The law grants full immunity to soldiers and interrogators involved in executions, prohibits the publication of details or identities, and thus paves the way for unaccountable abuses.
Legal analysts argue this bill is part of a broader agenda by Israel’s far-right to strip Palestinians of political and human rights from forced displacement to extrajudicial killings in prison. Resisting the law is therefore not just a legal fight, but part of a wider struggle against occupation and settler colonialism.
How does international law view this?
From a legal standpoint, the bill violates international law prohibitions on cruel, inhuman, and degrading treatment. According to the United Nations, hanging is considered a form of torture.
Making the death penalty mandatory removes judicial discretion and disallows mitigating circumstances contradicting even Israel’s own Supreme Court, which has warned against capital punishment.
Human rights advocates warn the law could result in the execution of people convicted under duress or in opaque military courts with a conviction rate over 99%, often conducted in Hebrew without proper translation.

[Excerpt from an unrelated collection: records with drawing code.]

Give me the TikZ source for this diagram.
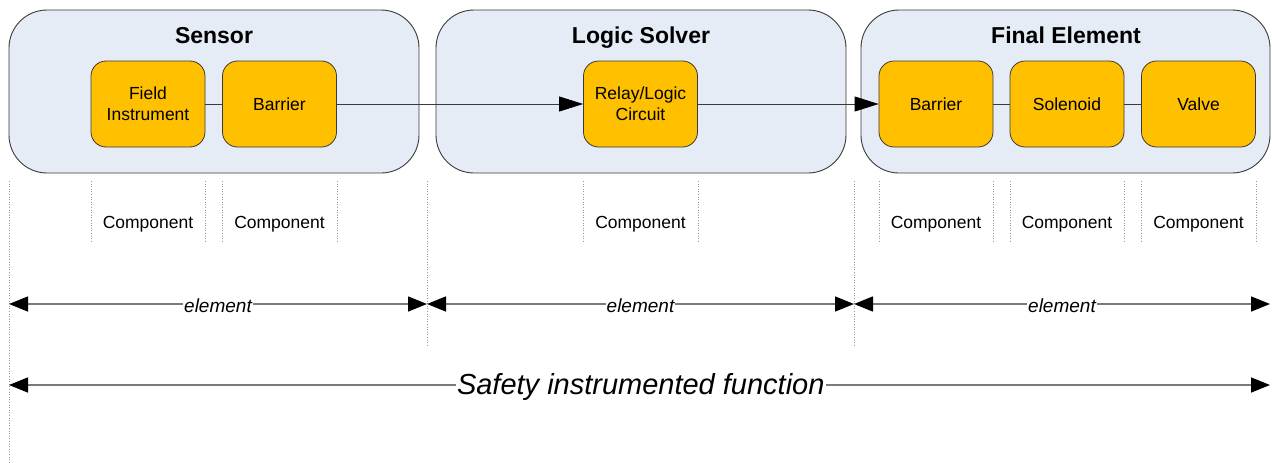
\documentclass[tikz,border=0pt]{standalone}
\usepackage{fontspec}
\setmainfont{Liberation Sans}
\usetikzlibrary{arrows.meta}
\definecolor{boxblue}{HTML}{E6ECF6}
\definecolor{compfill}{HTML}{FFC000}
\definecolor{edge}{HTML}{3A3A3A}
\definecolor{dimgray}{HTML}{7A7A7A}
\tikzset{
  bigbox/.style={draw=edge, line width=0.9pt, fill=boxblue, rounded corners=38pt, minimum width=410pt, minimum height=163pt, inner sep=0pt},
  compbox/.style={draw=edge, line width=0.8pt, fill=compfill, rounded corners=15pt, minimum width=114pt, minimum height=86pt, align=center, font=\fontsize{17.5}{21}\selectfont, inner sep=0pt},
  titletext/.style={anchor=base, font=\bfseries\fontsize{23}{27}\selectfont},
  comptext/.style={anchor=base, font=\fontsize{17.5}{20}\selectfont},
  sep/.style={draw=gray!80, dotted, line width=0.6pt},
  flow/.style={draw=edge, line width=0.8pt, -{Triangle[length=24pt,width=15pt,color=black]}},
  link/.style={draw=edge, line width=0.8pt},
  dimline/.style={draw=dimgray, line width=1.5pt, {Triangle[length=19pt,width=15pt,color=black]}-{Triangle[length=19pt,width=15pt,color=black]}},
  elemlbl/.style={fill=white, inner sep=1pt, yshift=-1.5pt, font=\itshape\fontsize{19}{22}\selectfont},
  siflbl/.style={fill=white, inner sep=1pt, yshift=-2pt, font=\itshape\fontsize{29}{34}\selectfont}
}
\begin{document}
\begin{tikzpicture}[x=1pt,y=-1pt]
\useasboundingbox (0,0) rectangle (1272,463);
% element boxes
\node[bigbox] (sensor) at (214,91.5) {};
\node[bigbox] (logic) at (641,91.5) {};
\node[bigbox, minimum width=409pt] (final) at (1065.5,91.5) {};
\node[titletext] (tsensor) at (214,43) {Sensor};
\node[titletext] (tlogic) at (641,43) {Logic Solver};
\node[titletext] (tfinal) at (1066,43) {Final Element};
% components
\node[compbox] (field) at (148,104) {Field\\Instrument};
\node[compbox] (sbar) at (279.5,104) {Barrier};
\node[compbox] (relay) at (640.5,104) {Relay/Logic\\Circuit};
\node[compbox] (fbar) at (936,104) {Barrier};
\node[compbox] (sol) at (1067,104) {Solenoid};
\node[compbox] (valve) at (1198.5,104) {Valve};
% connections
\draw[link] (field.east) -- (sbar.west);
\draw[flow] (sbar.east) -- (relay.west);
\draw[flow] (relay.east) -- (fbar.west);
\draw[link] (fbar.east) -- (sol.west);
\draw[link] (sol.east) -- (valve.west);
% component separators
\foreach \x [count=\i] in {91,205,222,337,583,698,879,993,1010,1124,1141,1256}{
  \coordinate (ct\i) at (\x,181);
  \coordinate (cb\i) at (\x,242);
  \draw[sep] (ct\i) -- (cb\i);
}
% element separators
\coordinate (s1t) at (9,181);   \coordinate (s1b) at (9,463);
\coordinate (s2t) at (427,181); \coordinate (s2b) at (427,345);
\coordinate (s3t) at (854,181); \coordinate (s3b) at (854,345);
\draw[sep] (s1t) -- (s1b);
\draw[sep] (s2t) -- (s2b);
\draw[sep] (s3t) -- (s3b);
% component labels
\node[comptext] (c1) at (148,228) {Component};
\node[comptext] (c2) at (279.5,228) {Component};
\node[comptext] (c3) at (640.5,228) {Component};
\node[comptext] (c4) at (936,228) {Component};
\node[comptext] (c5) at (1067,228) {Component};
\node[comptext] (c6) at (1198.5,228) {Component};
% element dimension arrows
\coordinate (e0) at (9,304);
\coordinate (e1) at (427,304);
\coordinate (e2) at (854,304);
\coordinate (e3) at (1270,304);
\draw[dimline] (e0) -- node[elemlbl] (el1) {element} (e1);
\draw[dimline] (e1) -- node[elemlbl] (el2) {element} (e2);
\draw[dimline] (e2) -- node[elemlbl] (el3) {element} (e3);
% SIF arrow
\coordinate (f0) at (9,385);
\coordinate (f1) at (1270,385);
\draw[dimline] (f0) -- node[siflbl, pos=0.501] (sif) {Safety instrumented function} (f1);
\end{tikzpicture}
\end{document}
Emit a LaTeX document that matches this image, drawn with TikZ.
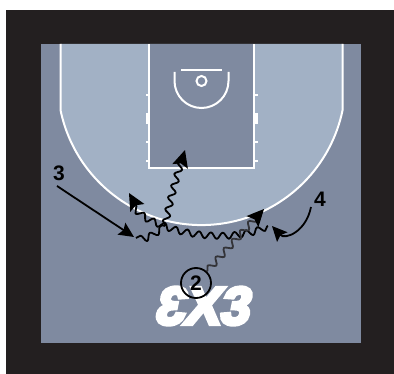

This raises the risk of executing innocent people, including children, due to the lack of independent oversight.
UN human rights experts have called on Israel to withdraw the bill, describing mandatory capital punishment as a grave violation of the right to life under the International Covenant on Civil and Political Rights.
Amnesty International stated that the law would entrench apartheid and deepen anti-Palestinian discrimination, pointing out that it applies only to Arabs, as civil courts can avoid imposing the death penalty when the defendant is Jewish.
Adalah labeled the bill a war crime under international law because it punishes people based on nationality and violates protections under the Fourth Geneva Convention for occupied populations. Palestine’s Independent Commission for Human Rights called it an attempt to shatter the morale of prisoners and their families.
Ultimately, the Israeli debate around the bill is not just about a harsher punishment but about creating a legal framework that strips prisoners of their rights, eliminates appeals and pardons, and fast-tracks executions under a shroud of secrecy. In this context, a prisoner’s fate could be decided not by justice, but by politics masquerading as law.